START ROWS
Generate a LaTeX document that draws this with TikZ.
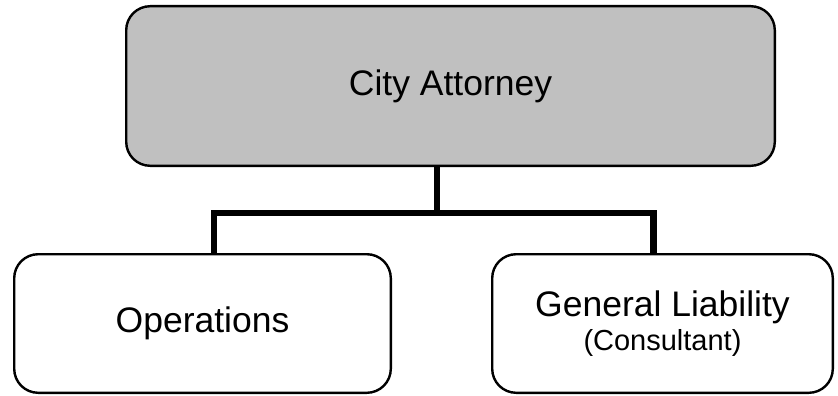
END ROWS
START ROWS
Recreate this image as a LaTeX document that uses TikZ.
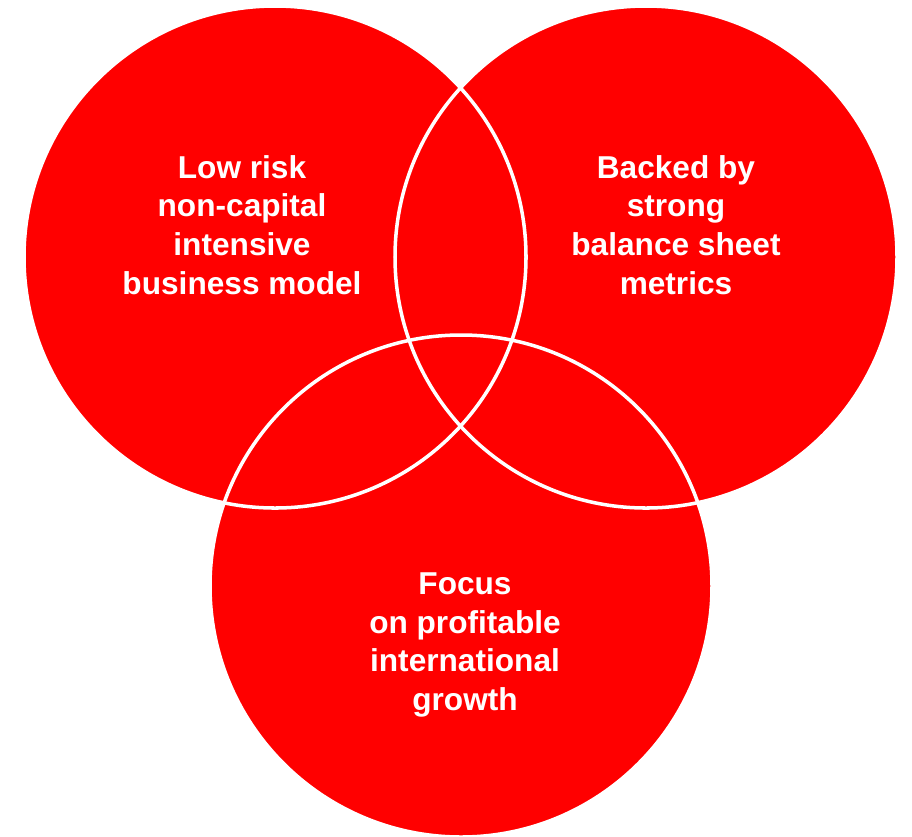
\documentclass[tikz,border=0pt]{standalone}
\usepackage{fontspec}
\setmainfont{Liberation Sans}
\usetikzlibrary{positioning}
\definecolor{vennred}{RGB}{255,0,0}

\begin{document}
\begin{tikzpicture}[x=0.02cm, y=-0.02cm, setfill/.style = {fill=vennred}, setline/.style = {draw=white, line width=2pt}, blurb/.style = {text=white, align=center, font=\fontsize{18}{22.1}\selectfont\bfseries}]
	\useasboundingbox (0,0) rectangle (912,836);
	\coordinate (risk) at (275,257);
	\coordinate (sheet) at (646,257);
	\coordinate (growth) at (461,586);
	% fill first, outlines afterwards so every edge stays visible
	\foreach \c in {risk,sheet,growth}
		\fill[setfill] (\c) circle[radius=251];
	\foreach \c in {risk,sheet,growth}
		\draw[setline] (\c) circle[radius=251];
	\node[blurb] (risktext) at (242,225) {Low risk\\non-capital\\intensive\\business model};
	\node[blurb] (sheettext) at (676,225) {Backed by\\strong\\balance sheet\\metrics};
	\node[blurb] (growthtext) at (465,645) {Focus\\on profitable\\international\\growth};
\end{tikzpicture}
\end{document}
END ROWS
START ROWS
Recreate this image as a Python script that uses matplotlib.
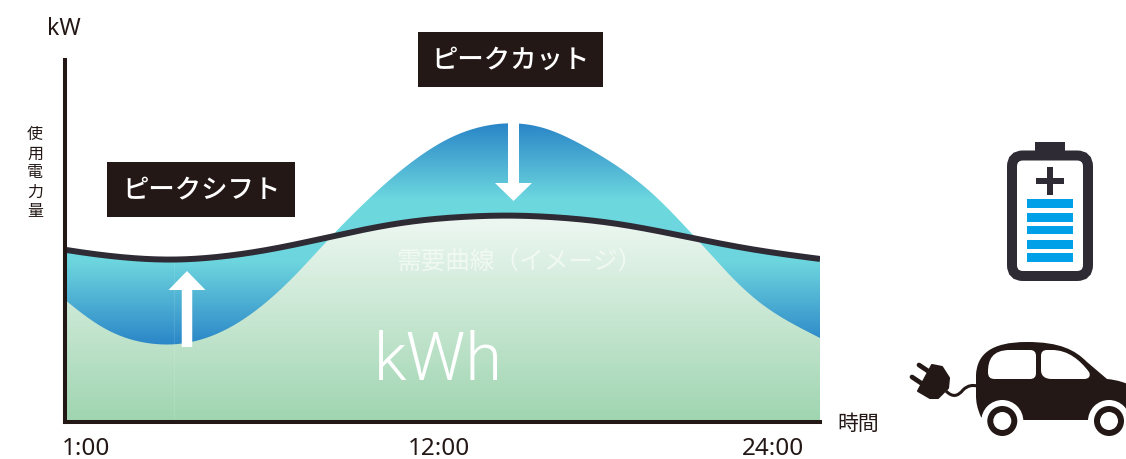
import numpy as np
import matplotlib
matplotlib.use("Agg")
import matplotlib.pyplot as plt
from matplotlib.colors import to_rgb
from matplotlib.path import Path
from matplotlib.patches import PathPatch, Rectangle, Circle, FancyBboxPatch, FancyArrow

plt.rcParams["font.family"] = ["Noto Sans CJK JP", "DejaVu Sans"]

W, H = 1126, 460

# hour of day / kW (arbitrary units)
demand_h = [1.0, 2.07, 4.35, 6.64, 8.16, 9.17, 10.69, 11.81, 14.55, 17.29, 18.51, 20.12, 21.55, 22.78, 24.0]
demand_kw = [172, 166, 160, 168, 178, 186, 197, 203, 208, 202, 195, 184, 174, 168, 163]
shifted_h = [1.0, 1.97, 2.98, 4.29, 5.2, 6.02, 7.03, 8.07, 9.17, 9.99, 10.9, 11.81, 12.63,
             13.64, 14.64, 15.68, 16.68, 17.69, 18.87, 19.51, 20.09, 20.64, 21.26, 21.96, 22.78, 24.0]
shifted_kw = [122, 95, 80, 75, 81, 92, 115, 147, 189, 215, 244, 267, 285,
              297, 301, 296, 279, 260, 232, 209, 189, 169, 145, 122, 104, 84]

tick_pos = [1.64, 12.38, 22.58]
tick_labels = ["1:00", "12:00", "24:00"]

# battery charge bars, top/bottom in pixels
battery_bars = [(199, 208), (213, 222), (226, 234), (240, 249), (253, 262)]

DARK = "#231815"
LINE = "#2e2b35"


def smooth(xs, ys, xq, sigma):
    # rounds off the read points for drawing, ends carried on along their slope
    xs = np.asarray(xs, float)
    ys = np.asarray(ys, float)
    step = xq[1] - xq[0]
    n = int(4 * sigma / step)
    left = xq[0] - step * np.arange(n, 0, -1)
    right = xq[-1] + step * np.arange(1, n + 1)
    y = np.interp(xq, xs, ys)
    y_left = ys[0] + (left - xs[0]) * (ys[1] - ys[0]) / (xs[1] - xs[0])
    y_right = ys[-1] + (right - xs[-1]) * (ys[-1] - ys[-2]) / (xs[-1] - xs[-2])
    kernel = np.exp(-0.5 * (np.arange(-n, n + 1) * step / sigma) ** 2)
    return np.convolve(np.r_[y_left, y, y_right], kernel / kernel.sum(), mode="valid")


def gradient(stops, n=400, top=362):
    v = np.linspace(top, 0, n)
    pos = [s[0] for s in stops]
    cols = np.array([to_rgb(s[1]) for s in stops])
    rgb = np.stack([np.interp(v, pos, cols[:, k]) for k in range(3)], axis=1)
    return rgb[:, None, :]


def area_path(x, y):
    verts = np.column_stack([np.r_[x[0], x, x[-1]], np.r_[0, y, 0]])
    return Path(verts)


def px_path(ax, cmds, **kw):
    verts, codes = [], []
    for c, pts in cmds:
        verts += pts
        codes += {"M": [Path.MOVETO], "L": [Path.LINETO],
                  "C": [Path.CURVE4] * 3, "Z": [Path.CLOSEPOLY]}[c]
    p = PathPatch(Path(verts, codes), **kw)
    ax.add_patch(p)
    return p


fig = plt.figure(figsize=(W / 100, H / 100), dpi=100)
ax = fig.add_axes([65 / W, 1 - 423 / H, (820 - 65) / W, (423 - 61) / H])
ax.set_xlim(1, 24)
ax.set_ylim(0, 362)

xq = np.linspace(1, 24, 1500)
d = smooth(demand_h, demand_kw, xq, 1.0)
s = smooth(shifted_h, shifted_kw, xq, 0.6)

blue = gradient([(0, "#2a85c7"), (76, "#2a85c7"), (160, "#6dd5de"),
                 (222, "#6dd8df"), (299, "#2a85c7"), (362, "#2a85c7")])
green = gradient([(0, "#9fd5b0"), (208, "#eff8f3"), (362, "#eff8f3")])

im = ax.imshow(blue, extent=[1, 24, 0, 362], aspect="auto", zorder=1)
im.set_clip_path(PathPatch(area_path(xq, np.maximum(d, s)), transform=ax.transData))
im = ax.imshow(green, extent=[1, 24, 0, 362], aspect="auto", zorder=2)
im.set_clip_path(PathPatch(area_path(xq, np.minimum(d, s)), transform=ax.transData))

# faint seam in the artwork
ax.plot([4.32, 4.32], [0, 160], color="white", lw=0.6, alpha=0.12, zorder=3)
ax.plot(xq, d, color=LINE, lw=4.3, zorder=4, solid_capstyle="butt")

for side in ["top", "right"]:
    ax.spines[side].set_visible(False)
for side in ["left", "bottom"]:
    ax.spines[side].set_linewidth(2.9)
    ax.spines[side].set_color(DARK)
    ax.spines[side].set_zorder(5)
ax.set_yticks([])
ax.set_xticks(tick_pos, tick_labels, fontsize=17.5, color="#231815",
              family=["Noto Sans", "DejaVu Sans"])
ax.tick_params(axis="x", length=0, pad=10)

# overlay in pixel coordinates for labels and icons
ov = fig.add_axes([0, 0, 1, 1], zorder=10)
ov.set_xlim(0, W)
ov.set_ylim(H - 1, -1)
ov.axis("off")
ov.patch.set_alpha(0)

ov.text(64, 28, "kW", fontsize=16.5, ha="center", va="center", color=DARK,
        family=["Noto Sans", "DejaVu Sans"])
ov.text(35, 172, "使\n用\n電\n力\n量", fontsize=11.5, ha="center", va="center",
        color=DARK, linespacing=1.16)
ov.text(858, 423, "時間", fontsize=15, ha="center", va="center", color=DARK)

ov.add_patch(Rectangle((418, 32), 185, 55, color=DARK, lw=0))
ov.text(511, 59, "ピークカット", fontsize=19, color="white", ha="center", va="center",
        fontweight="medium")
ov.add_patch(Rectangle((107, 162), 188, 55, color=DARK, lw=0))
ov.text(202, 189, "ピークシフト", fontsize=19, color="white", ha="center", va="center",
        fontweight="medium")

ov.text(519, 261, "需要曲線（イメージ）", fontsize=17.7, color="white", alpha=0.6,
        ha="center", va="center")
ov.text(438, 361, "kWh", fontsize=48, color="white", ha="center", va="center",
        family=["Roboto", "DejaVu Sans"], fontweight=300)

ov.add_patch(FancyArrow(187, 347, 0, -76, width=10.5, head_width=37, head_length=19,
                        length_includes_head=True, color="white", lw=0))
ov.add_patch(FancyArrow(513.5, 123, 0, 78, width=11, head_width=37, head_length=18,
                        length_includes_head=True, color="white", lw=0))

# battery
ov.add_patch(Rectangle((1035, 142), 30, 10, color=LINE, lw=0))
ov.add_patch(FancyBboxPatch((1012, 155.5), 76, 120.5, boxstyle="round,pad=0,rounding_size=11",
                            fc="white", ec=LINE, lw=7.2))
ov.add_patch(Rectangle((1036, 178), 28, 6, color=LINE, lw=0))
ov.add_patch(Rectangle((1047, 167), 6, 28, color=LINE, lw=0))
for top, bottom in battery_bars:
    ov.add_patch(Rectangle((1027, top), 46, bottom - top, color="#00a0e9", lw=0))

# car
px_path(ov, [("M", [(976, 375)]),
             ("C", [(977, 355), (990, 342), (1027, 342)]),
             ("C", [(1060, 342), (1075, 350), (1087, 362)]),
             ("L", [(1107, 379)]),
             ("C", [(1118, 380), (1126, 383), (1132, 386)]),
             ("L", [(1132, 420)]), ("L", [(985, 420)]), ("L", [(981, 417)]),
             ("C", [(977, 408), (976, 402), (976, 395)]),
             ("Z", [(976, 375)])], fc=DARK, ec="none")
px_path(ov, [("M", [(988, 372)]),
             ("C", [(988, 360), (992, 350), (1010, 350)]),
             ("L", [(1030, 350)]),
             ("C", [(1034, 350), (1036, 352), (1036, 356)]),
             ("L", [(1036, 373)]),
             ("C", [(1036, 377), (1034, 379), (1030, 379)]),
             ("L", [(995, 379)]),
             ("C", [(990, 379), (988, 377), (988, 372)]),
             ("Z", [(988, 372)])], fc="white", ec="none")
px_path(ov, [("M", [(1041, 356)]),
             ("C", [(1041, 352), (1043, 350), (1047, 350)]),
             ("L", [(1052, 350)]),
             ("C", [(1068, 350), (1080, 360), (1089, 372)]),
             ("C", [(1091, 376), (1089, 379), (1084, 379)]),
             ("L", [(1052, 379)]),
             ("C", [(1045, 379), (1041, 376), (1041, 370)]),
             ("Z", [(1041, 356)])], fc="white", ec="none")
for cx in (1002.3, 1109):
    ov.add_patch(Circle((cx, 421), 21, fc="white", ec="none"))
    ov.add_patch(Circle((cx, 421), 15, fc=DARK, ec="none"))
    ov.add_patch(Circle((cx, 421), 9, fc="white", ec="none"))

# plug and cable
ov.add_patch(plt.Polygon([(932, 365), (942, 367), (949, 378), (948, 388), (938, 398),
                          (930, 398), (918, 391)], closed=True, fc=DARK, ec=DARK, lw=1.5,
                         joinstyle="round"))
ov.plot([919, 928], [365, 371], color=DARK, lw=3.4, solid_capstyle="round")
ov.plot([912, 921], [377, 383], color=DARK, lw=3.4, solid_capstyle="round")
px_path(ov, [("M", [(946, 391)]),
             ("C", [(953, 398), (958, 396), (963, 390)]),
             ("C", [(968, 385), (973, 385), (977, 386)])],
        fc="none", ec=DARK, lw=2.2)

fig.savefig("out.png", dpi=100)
END ROWS
*WHAT YOU ARE ASKED TO DO*.
In the entries above, find the line that contains "Recreate this image as a Python" and the line that contains "249), (253, 262)]". Reproduce exactly those two lines and every line between them, but not the pictures.

*OUTPUT BELOW*.
Recreate this image as a Python script that uses matplotlib.
import numpy as np
import matplotlib
matplotlib.use("Agg")
import matplotlib.pyplot as plt
from matplotlib.colors import to_rgb
from matplotlib.path import Path
from matplotlib.patches import PathPatch, Rectangle, Circle, FancyBboxPatch, FancyArrow

plt.rcParams["font.family"] = ["Noto Sans CJK JP", "DejaVu Sans"]

W, H = 1126, 460

# hour of day / kW (arbitrary units)
demand_h = [1.0, 2.07, 4.35, 6.64, 8.16, 9.17, 10.69, 11.81, 14.55, 17.29, 18.51, 20.12, 21.55, 22.78, 24.0]
demand_kw = [172, 166, 160, 168, 178, 186, 197, 203, 208, 202, 195, 184, 174, 168, 163]
shifted_h = [1.0, 1.97, 2.98, 4.29, 5.2, 6.02, 7.03, 8.07, 9.17, 9.99, 10.9, 11.81, 12.63,
             13.64, 14.64, 15.68, 16.68, 17.69, 18.87, 19.51, 20.09, 20.64, 21.26, 21.96, 22.78, 24.0]
shifted_kw = [122, 95, 80, 75, 81, 92, 115, 147, 189, 215, 244, 267, 285,
              297, 301, 296, 279, 260, 232, 209, 189, 169, 145, 122, 104, 84]

tick_pos = [1.64, 12.38, 22.58]
tick_labels = ["1:00", "12:00", "24:00"]

# battery charge bars, top/bottom in pixels
battery_bars = [(199, 208), (213, 222), (226, 234), (240, 249), (253, 262)]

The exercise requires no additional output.